In particolare “…il giudicato di divorzio non implica alcun accertamento in ordine alla validità del matrimonio, la quale ne costituisce certamente il presupposto, ma resta estranea all’oggetto del giudizio…”.

In tale contesto il fondamento dell’obbligo di corrispondere l’assegno di mantenimento all’ex coniuge deve essere individuato “…nella constatazione dell’intervenuta dissoluzione della comunione morale e materiale tra i coniugi e dell’impossibilità di ricostruirla, nonché nella necessità di un riequilibrio tra le condizioni economico-patrimoniali dei coniugi, da realizzarsi attraverso il riconoscimento di un contributo in favore di uno di essi. Tale accertamento non inerisce all’atto costitutivo del vincolo coniugale, ma allo svolgimento di quest’ultimo nella sua effettività … aspetti, questi, inerenti al profilo fattuale del rapporto matrimoniale, desumibile dalle scelte di volta in volta compiute nel corso della vita coniugale … il cui accertamento non è condizionato dalla validità dell’atto costitutivo … ma dall’intervenuta disgregazione del nucleo familiare, consacrata nella pronuncia di scioglimento del vincolo coniugale…”.

Il giudicato formatosi sulla domanda di cessazione degli effetti civili del matrimonio, comportando l’accertamento dell’intervenuta disgregazione del nucleo familiare, “…non preclude quindi la prosecuzione del giudizio ai fini della pronuncia sull’obbligo di corrispondere l’assegno…”.
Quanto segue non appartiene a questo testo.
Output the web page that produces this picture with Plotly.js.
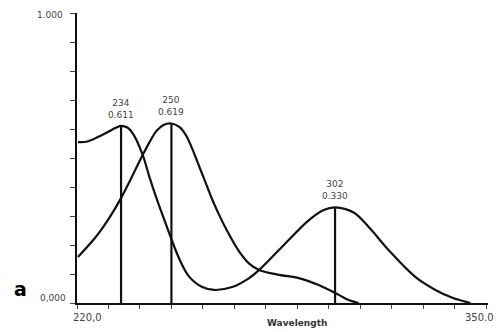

Alla luce di tali considerazioni le Sezioni Unite hanno risolto la questione sollevata dalla prima Sezione civile, mediante l’enunciazione del seguente principio di diritto: ”In tema di divorzio, il riconoscimento dell’efficacia della sentenza ecclesiastica di nullità del matrimonio religioso, intervenuto dopo il passaggio in giudicato della pronuncia di cessazione degli effetti civili ma prima che sia divenuta definitiva la decisione in ordine alle conseguenze economiche, non comporta la cessazione della materia del contendere nel giudizio civile avente ad oggetto lo scioglimento del vincolo coniugale, il quale può dunque proseguire ai fini dell’accertamento della spettanza e della liquidazione dell’assegno divorzile”.

In applicazione di tale principio, la Cassazione ha escluso che, nel caso di specie, la produzione della sentenza ecclesiastica di nullità del matrimonio, divenuta definitiva, sia idonea a precludere la prosecuzione del giudizio sulle conseguenze patrimoniali del divorzio “…il passaggio in giudicato della pronuncia di cessazione degli effetti civili del matrimonio … .in data anteriore alla delibazione della sentenza ecclesiastica, consente di escludere l’operatività di quest’ultima, non solo ai fini dello scioglimento del vincolo matrimoniale, ma anche in ordine alla determinazione delle relative conseguenze economiche, imponendo pertanto di procedere all’esame delle censure proposte con il ricorso per cassazione…”.

Poiché i motivi di impugnazione non sono stati ritenuti meritevoli di accoglimento, il ricorso è stato rigettato con integrale compensazione delle spese di causa, attesa la complessità della questione trattata.